# GOAL
Only the lines from the top of the records below through the line containing "of concerns about" should be printed, exactly and without pictures.

# RECORDS FOR THE TASK
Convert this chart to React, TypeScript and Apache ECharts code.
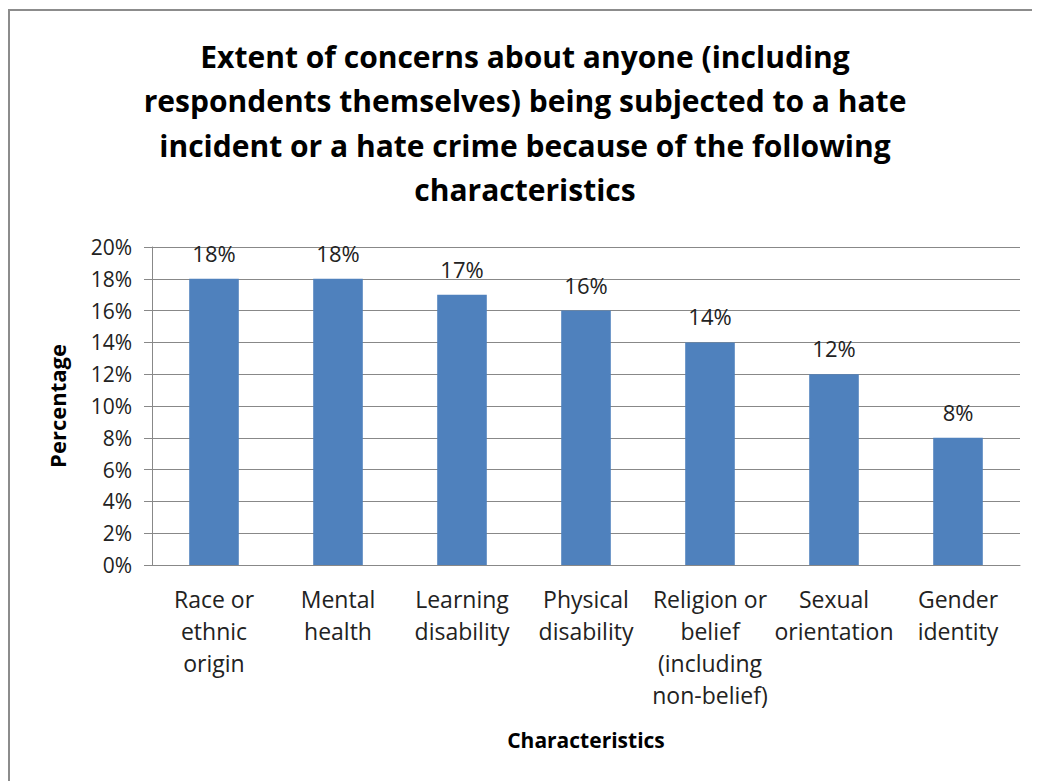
import React, { useEffect, useRef } from "react";
import * as echarts from "echarts";

const categories = [
  "Race or\nethnic\norigin",
  "Mental\nhealth",
  "Learning\ndisability",
  "Physical\ndisability",
  "Religion or\nbelief\n(including\nnon-belief)",
  "Sexual\norientation",
  "Gender\nidentity",
];
const values = [18, 18, 17, 16, 14, 12, 8];
const titleText =
  "Extent of concerns about anyone (including\nrespondents themselves) being subjected to a hate\nincident or a hate crime because of the following\ncharacteristics";

export default function App() {
  const ref = useRef<HTMLDivElement>(null);
  useEffect(() => {
    if (!ref.current) return;
    const chart = echarts.init(ref.current, null, { renderer: "svg" });
    const font = "'Open Sans', 'Noto Sans', sans-serif";
    chart.setOption({
      animation: false,
      backgroundColor: "#ffffff",
      textStyle: { fontFamily: font },
      title: {
        text: titleText,
        left: 512,
        textAlign: "center",
        top: 21,
        textStyle: {
          fontFamily: font,
          fontSize: 30,
          fontWeight: "bold",
          color: "#000",
          lineHeight: 44.5,
        },
      },
      graphic: [
        {
          type: "rect",
          shape: { x: 1, y: 2, width: 1100, height: 900 },
          style: { fill: "none", stroke: "#8c8c8c", lineWidth: 2 },
          silent: true,
        },
      ],
      grid: { left: 144, right: 20, top: 239, bottom: 216, containLabel: false },
      xAxis: {
        type: "category",
        data: categories,
        name: "Characteristics",
        nameLocation: "middle",
        nameGap: 164,
        nameTextStyle: { fontFamily: font, fontSize: 21, fontWeight: "bold", color: "#000" },
        axisLine: { lineStyle: { color: "#888", width: 1 } },
        axisTick: { show: false },
        axisLabel: {
          interval: 0,
          fontFamily: font,
          fontSize: 23,
          color: "#222",
          lineHeight: 32,
          margin: 18,
          verticalAlign: "top",
        },
      },
      yAxis: {
        type: "value",
        min: 0,
        max: 20,
        interval: 2,
        name: "Percentage",
        nameLocation: "middle",
        nameGap: 84,
        nameRotate: 90,
        nameTextStyle: { fontFamily: font, fontSize: 22, fontWeight: "bold", color: "#000" },
        axisLine: { show: true, lineStyle: { color: "#888", width: 1 } },
        axisTick: { show: true, length: 8, inside: false, lineStyle: { color: "#888" } },
        splitLine: { lineStyle: { color: "#888", width: 1 } },
        axisLabel: {
          formatter: (v: number) => v + "%",
          fontFamily: font,
          fontSize: 21,
          color: "#222",
          margin: 20,
        },
      },
      series: [
        {
          type: "bar",
          data: values,
          barWidth: "40%",
          itemStyle: { color: "#4F81BD" },
          label: {
            show: true,
            position: "top",
            distance: 15,
            formatter: (p: any) => p.value + "%",
            fontFamily: font,
            fontSize: 22,
            color: "#222",
          },
        },
      ],
    });
    return () => chart.dispose();
  }, []);
  return <div ref={ref} style={{ width: 1032, height: 773 }} />;
}
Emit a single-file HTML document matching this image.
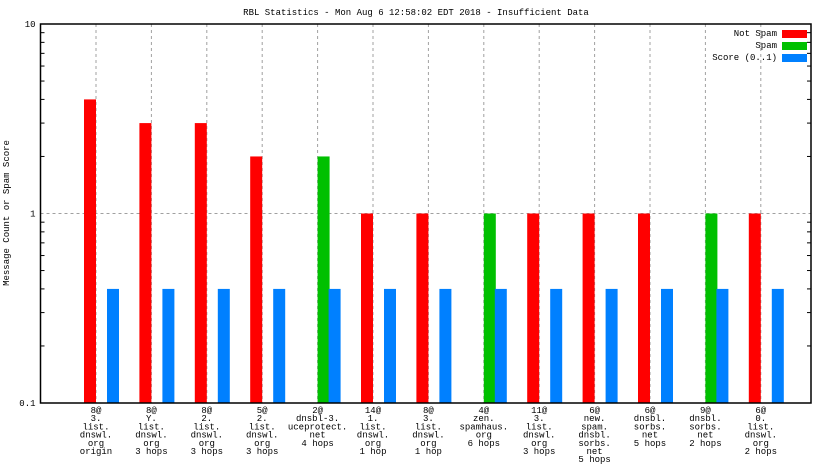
<!DOCTYPE html>
<html><head><meta charset="utf-8"><style>
body{margin:0;background:#fff}
svg text{font-family:"Liberation Mono",monospace;font-size:9px;fill:#000}
</style></head><body>
<svg id="c" width="832" height="468" xmlns="http://www.w3.org/2000/svg">
<text x="416" y="15" text-anchor="middle">RBL Statistics - Mon Aug  6 12:58:02 EDT 2018 - Insufficient Data</text>
<text transform="translate(9,213) rotate(-90)" text-anchor="middle">Message Count or Spam Score</text>
<g id="grid"></g><g id="bars"></g><g id="axes"></g><g id="labels"></g>
<g>
<text x="777" y="36" text-anchor="end">Not Spam</text>
<rect x="782" y="30" width="25" height="8" fill="#ff0000"/>
<text x="777" y="48" text-anchor="end">Spam</text>
<rect x="782" y="42" width="25" height="8" fill="#00c000"/>
<text x="777" y="60" text-anchor="end">Score (0..1)</text>
<rect x="782" y="54" width="25" height="8" fill="#0080ff"/>
</g>
</svg>
<script>
const categories=[
["8@","3.","list.","dnswl.","org","origin"],
["8@","Y.","list.","dnswl.","org","3 hops"],
["8@","2.","list.","dnswl.","org","3 hops"],
["5@","2.","list.","dnswl.","org","3 hops"],
["2@","dnsbl-3.","uceprotect.","net","4 hops"],
["14@","1.","list.","dnswl.","org","1 hop"],
["8@","3.","list.","dnswl.","org","1 hop"],
["4@","zen.","spamhaus.","org","6 hops"],
["11@","3.","list.","dnswl.","org","3 hops"],
["6@","new.","spam.","dnsbl.","sorbs.","net","5 hops"],
["6@","dnsbl.","sorbs.","net","5 hops"],
["9@","dnsbl.","sorbs.","net","2 hops"],
["6@","0.","list.","dnswl.","org","2 hops"]];
const notSpam=[4,3,3,2,0,1,1,0,1,1,1,0,1];
const spam=[0,0,0,0,2,0,0,1,0,0,0,1,0];
const score=[0.4,0.4,0.4,0.4,0.4,0.4,0.4,0.4,0.4,0.4,0.4,0.4,0.4];
const yTicks=[10,1,0.1];
const yTickLabels=["10","1","0.1"];

const NS="http://www.w3.org/2000/svg";
const L=40.5,R=811,T=24,B=403,step=55.4,x0=96;
const y=v=>B-(Math.log10(v)+1)*(B-T)/2;
const xc=i=>x0+step*i;
function mk(p,tag,a){const e=document.createElementNS(NS,tag);for(const k in a)e.setAttribute(k,a[k]);document.getElementById(p).appendChild(e);return e;}
for(let i=0;i<categories.length;i++){const g=mk('grid','line',{x1:xc(i),x2:xc(i),y1:T,y2:B,stroke:'#a0a0a0','stroke-dasharray':'3,3'});

}
const hg=mk('grid','line',{x1:L,x2:R,y1:y(1),y2:y(1),stroke:'#a0a0a0','stroke-dasharray':'3,3'});


function bar(v,xs,w,col,name){if(!v)return;const r=mk('bars','rect',{x:xs,y:y(v),width:w,height:B-y(v),fill:col});

}
for(let i=0;i<categories.length;i++){const c=xc(i);
bar(notSpam[i],c-12,12,'#ff0000','bar-not-spam');
bar(spam[i],c,12,'#00c000','bar-spam');
bar(score[i],c+11,12,'#0080ff','bar-score');}
const fr=mk('axes','rect',{x:L,y:T,width:R-L,height:B-T,fill:'none',stroke:'#000','stroke-width':1.5});


for(let d=0.1;d<10;d*=10){for(let k=2;k<=9;k++){const yy=y(d*k);mk('axes','line',{x1:L,x2:L+4,y1:yy,y2:yy,stroke:'#000'});mk('axes','line',{x1:R,x2:R-4,y1:yy,y2:yy,stroke:'#000'});}}
yTicks.forEach((v,i)=>{const t=mk('labels','text',{x:L-5,y:y(v)+3,'text-anchor':'end'});t.textContent=yTickLabels[i];

});
categories.forEach((lines,i)=>{const t=mk('labels','text',{x:xc(i),y:413,'text-anchor':'middle'});


lines.forEach((s,j)=>{const ts=document.createElementNS(NS,'tspan');ts.setAttribute('x',xc(i));ts.setAttribute('y',413+j*8.2);ts.textContent=s;t.appendChild(ts);});});
</script>
</body></html>
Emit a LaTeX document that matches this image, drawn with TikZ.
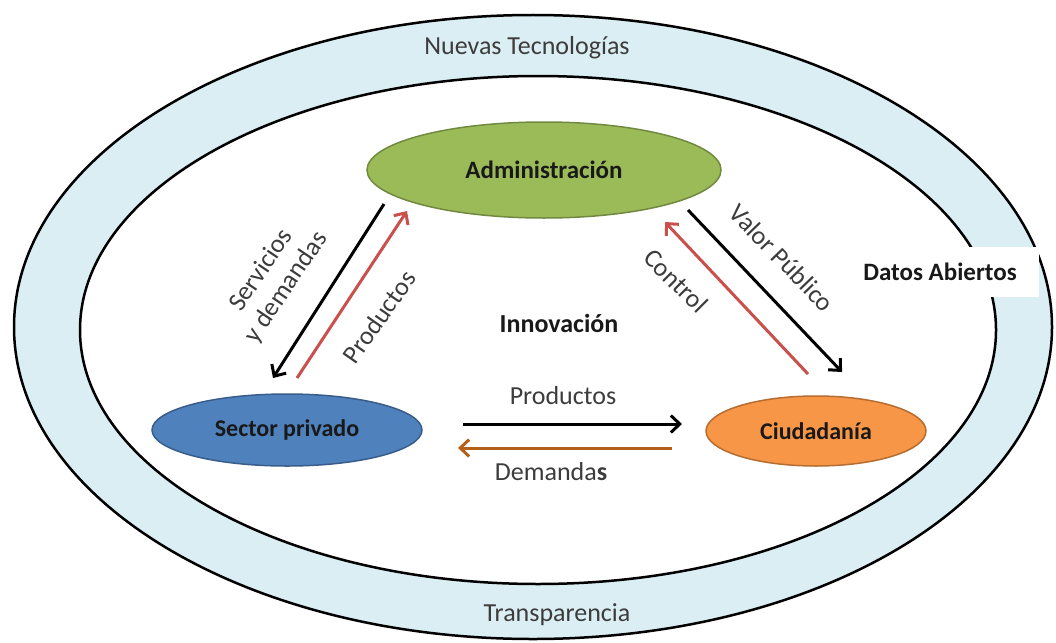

# REPLY TO THE TASK
Convert this chart to React, TypeScript and Apache ECharts code.
import React, { useEffect, useRef } from "react";
import * as echarts from "echarts";

const categories = [
  "Race or\nethnic\norigin",
  "Mental\nhealth",
  "Learning\ndisability",
  "Physical\ndisability",
  "Religion or\nbelief\n(including\nnon-belief)",
  "Sexual\norientation",
  "Gender\nidentity",
];
const values = [18, 18, 17, 16, 14, 12, 8];
const titleText =
  "Extent of concerns about anyone (including\nrespondents themselves) being subjected to a hate\nincident or a hate crime because of the following\ncharacteristics";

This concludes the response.